What’s the Gift?

by David duChemin, from The Audience Academy, a bi-weekly email for artists, creatives and makers. 

I think the reason so many creative people get hung up on marketing is because while art-making is usually a gift, efforts to put our work into the world and promote it—most especially to sell it—feel not like giving but taking.

What if everything you did was a gift to your audience.

What if your social posts were less about you than about them? What if those social posts contained a gift—something that made the intended audience feel good, made them laugh, taught them something, or inspired them? What if you knew that audience came to you and your work to feel a certain way and everything you did in your marketing was aimed at doing that?

What if you asked, “What’s the gift?” before you sent every email or wrote every blog post? What if you didn’t offer your work in any form unless you could first answer a resounding “Yes!” to the question, “Will this make my audience’s life better?”

Wouldn’t that make it easier to say, “I made this for you; here’s how to get it”? Would it make it easier to more frequently send your audience an email? And wouldn’t those emails be so much more than yet another newsletter?

The big missed opportunity (among many, I suppose) is that so much communication to audiences (aka marketing) is not a gift. So when yours is, it stands out.

How many times do I go to the website of an artist and see a chance to sign up for a “newsletter”? Newsletters are not a gift. Newsletters are about you, not them. Your news, not theirs. No one needs more of that, and very few people want it. But offer me a chance to get more of what I come to you for—the experience of your art, the feelings, the thing that you really offer, in some way—that’s a gift.

It’s a gift when, instead of a “newsletter,” you offer me one of your songs or a desktop wallpaper.

It’s a gift when you show me your process or share a BTS video.

It’s a gift when you offer me first dibs on new work or give me a sample.

It’s a gift when you reveal something of yourself to me because if I love your work, I probably love you, too.

It’s a gift when you offer me something I can’t get elsewhere—some exclusive thing or exclusive pricing, or even access to you.

Making everything you send, write, make, or post a gift connects your audience to you. It makes them feel loved and understood. Appreciated. It makes it easier to feel like you don’t keep those of us in your audience around only to separate us from our money.

A gift, by the way, is not always free. If you make something I really love, it’s a gift when you let me take it home for $1,000. It’s a gift when you release your new album and let your most loyal fans get it before others. If I love what you teach and you offer me a book or lecture or course that will change the way I think or make my life better in some way, that’s a gift. But if you can make that offer in a way that is also a gift, maybe with some samples or a generous refund policy that minimizes my feelings of risk, or perhaps it’s that you don’t make me click on 12 buttons and create yet another damn account with a password just to buy your thing, that’s also a gift, and I’ll love you forever.
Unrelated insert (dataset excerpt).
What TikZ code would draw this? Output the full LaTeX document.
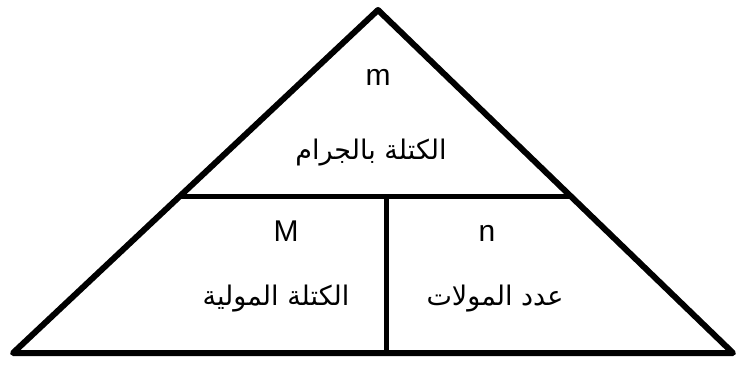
\documentclass[tikz,border=0pt]{standalone}
\usepackage{fontspec}
\setmainfont{Liberation Sans}
\newfontfamily\arabicfont[Script=Arabic]{DejaVu Sans}
\TeXXeTstate=1
\begin{document}
\begin{tikzpicture}[x=1pt,y=1pt,
  outer/.style={line width=6pt,line join=round,line cap=round},
  inner/.style={line width=5pt},
  lat/.style={font=\fontsize{30}{34}\selectfont,inner sep=0pt},
  arab/.style={font=\arabicfont\fontsize{27}{32}\selectfont,inner sep=0pt}]
\useasboundingbox (0,0) rectangle (739,365);
\coordinate (apex) at (378,355);
\coordinate (bl) at (13,12);
\coordinate (br) at (733,12);
\coordinate (hl) at (180,169);
\coordinate (hr) at (570,169);
\coordinate (vt) at (386,169);
\coordinate (vb) at (386,12);
\draw[outer] (bl) -- (apex) -- (br) -- cycle;
\draw[inner] (hl) -- (hr);
\draw[inner] (vt) -- (vb);
\node[lat] (m) at (378,288) {m};
\node[arab] (mg) at (371,212) {\beginR الكتلة بالجرام\endR};
\node[lat] (MM) at (286,134) {M};
\node[lat] (n) at (487,132) {n};
\node[arab] (mm) at (276,66) {\beginR الكتلة المولية\endR};
\node[arab] (nm) at (495,66) {\beginR عدد المولات\endR};
\end{tikzpicture}
\end{document}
And here’s the magic part. When everything you do is a gift to your audience (and here I can only speak from my own experience), it makes the so-called marketing something I enjoy. Or at least something I’m much less reluctant about. So I do it more. And better. I put my heart into it. It becomes more effective. It connects my audience and me a little tighter. And practically speaking, it leads to stronger open rates on emails, more engagement with calls to action or invitations to buy what I make, and more enthusiastic word of mouth.

Make every offer, every post, every email a gift. Make my life a little better because of it. Make it clear and easy to accept. Do that, and I’ll remain in your audience forever and tell my friends. Do that, and you’ll be signal in all the noise that’s out there, and I’ll keep listening.